- _EXERCISE TASK_
Skip any picture you find and retype all the remaining lines exactly.
§
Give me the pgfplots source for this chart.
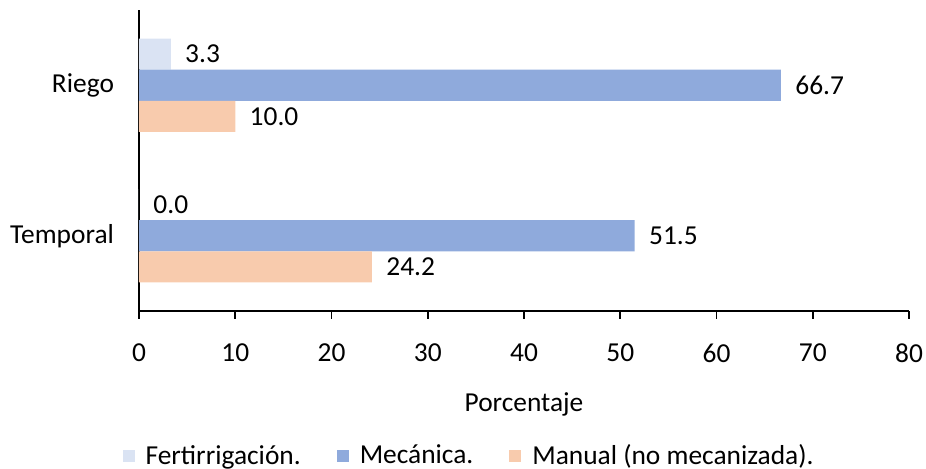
\documentclass[border=0pt]{standalone}
\usepackage{fontspec}
\setmainfont{Carlito}
\usepackage{pgfplots}
\pgfplotsset{compat=1.18}
\definecolor{fert}{HTML}{DAE3F3}
\definecolor{meca}{HTML}{8FAADC}
\definecolor{manu}{HTML}{F8CBAD}
\begin{document}
\begin{tikzpicture}[font=\fontsize{13.7}{16.4}\selectfont]
\begin{axis}[
    xbar,
    scale only axis,
    width=385pt, height=150.5pt,
    xmin=0, xmax=80,
    ymin=-0.5, ymax=1.5,
    ytick={0,1},
    yticklabels={Temporal,Riego},
    xtick={0,10,...,80},
    axis x line=bottom, axis y line=left,
    axis line style={-, black, line width=0.9pt},
    tick align=outside,
    major tick length=4pt,
    xtick style={black, line width=0.9pt},
    ytick style={draw=none},
    yticklabel style={xshift=-5pt},
    xticklabel style={yshift=-9pt},
    xlabel={Porcentaje},
    xlabel style={yshift=-8pt},
    /pgf/number format/assume math mode=true,
    bar width=0.2067,
    nodes near coords={\pgfmathprintnumber[fixed, fixed zerofill, precision=1]{\pgfplotspointmeta}},
    every node near coord/.append style={black, xshift=3.7pt},
    legend columns=3,
    legend style={draw=none, at={(0.43,-0.482)}, anchor=center,
        /tikz/every even column/.append style={column sep=16pt}},
    legend image code/.code={\fill[#1] (0pt,-3pt) rectangle (6pt,3pt);},
]
\addplot[fill=fert, draw=none, bar shift=0.2067] coordinates {(3.3,1) (0.0,0)};
\addlegendentry{\hspace*{3.5pt}Fertirrigación.}
\addplot[fill=meca, draw=none, bar shift=0] coordinates {(66.7,1) (51.5,0)};
\addlegendentry{\hspace*{3.5pt}Mecánica.}
\addplot[fill=manu, draw=none, bar shift=-0.2067] coordinates {(10.0,1) (24.2,0)};
\addlegendentry{\hspace*{3.5pt}Manual (no mecanizada).}
\end{axis}
\pgfresetboundingbox
\path[use as bounding box] (current axis.south west) ++(-69.5pt,-79pt) rectangle ++(463pt,234.5pt);
\end{tikzpicture}
\end{document}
§
- _WRITTEN ANSWER_
Give me the pgfplots source for this chart.
\documentclass[border=0pt]{standalone}
\usepackage{fontspec}
\setmainfont{Carlito}
\usepackage{pgfplots}
\pgfplotsset{compat=1.18}
\definecolor{fert}{HTML}{DAE3F3}
\definecolor{meca}{HTML}{8FAADC}
\definecolor{manu}{HTML}{F8CBAD}
\begin{document}
\begin{tikzpicture}[font=\fontsize{13.7}{16.4}\selectfont]
\begin{axis}[
    xbar,
    scale only axis,
    width=385pt, height=150.5pt,
    xmin=0, xmax=80,
    ymin=-0.5, ymax=1.5,
    ytick={0,1},
    yticklabels={Temporal,Riego},
    xtick={0,10,...,80},
    axis x line=bottom, axis y line=left,
    axis line style={-, black, line width=0.9pt},
    tick align=outside,
    major tick length=4pt,
    xtick style={black, line width=0.9pt},
    ytick style={draw=none},
    yticklabel style={xshift=-5pt},
    xticklabel style={yshift=-9pt},
    xlabel={Porcentaje},
    xlabel style={yshift=-8pt},
    /pgf/number format/assume math mode=true,
    bar width=0.2067,
    nodes near coords={\pgfmathprintnumber[fixed, fixed zerofill, precision=1]{\pgfplotspointmeta}},
    every node near coord/.append style={black, xshift=3.7pt},
    legend columns=3,
    legend style={draw=none, at={(0.43,-0.482)}, anchor=center,
        /tikz/every even column/.append style={column sep=16pt}},
    legend image code/.code={\fill[#1] (0pt,-3pt) rectangle (6pt,3pt);},
]
\addplot[fill=fert, draw=none, bar shift=0.2067] coordinates {(3.3,1) (0.0,0)};
\addlegendentry{\hspace*{3.5pt}Fertirrigación.}
\addplot[fill=meca, draw=none, bar shift=0] coordinates {(66.7,1) (51.5,0)};
\addlegendentry{\hspace*{3.5pt}Mecánica.}
\addplot[fill=manu, draw=none, bar shift=-0.2067] coordinates {(10.0,1) (24.2,0)};
\addlegendentry{\hspace*{3.5pt}Manual (no mecanizada).}
\end{axis}
\pgfresetboundingbox
\path[use as bounding box] (current axis.south west) ++(-69.5pt,-79pt) rectangle ++(463pt,234.5pt);
\end{tikzpicture}
\end{document}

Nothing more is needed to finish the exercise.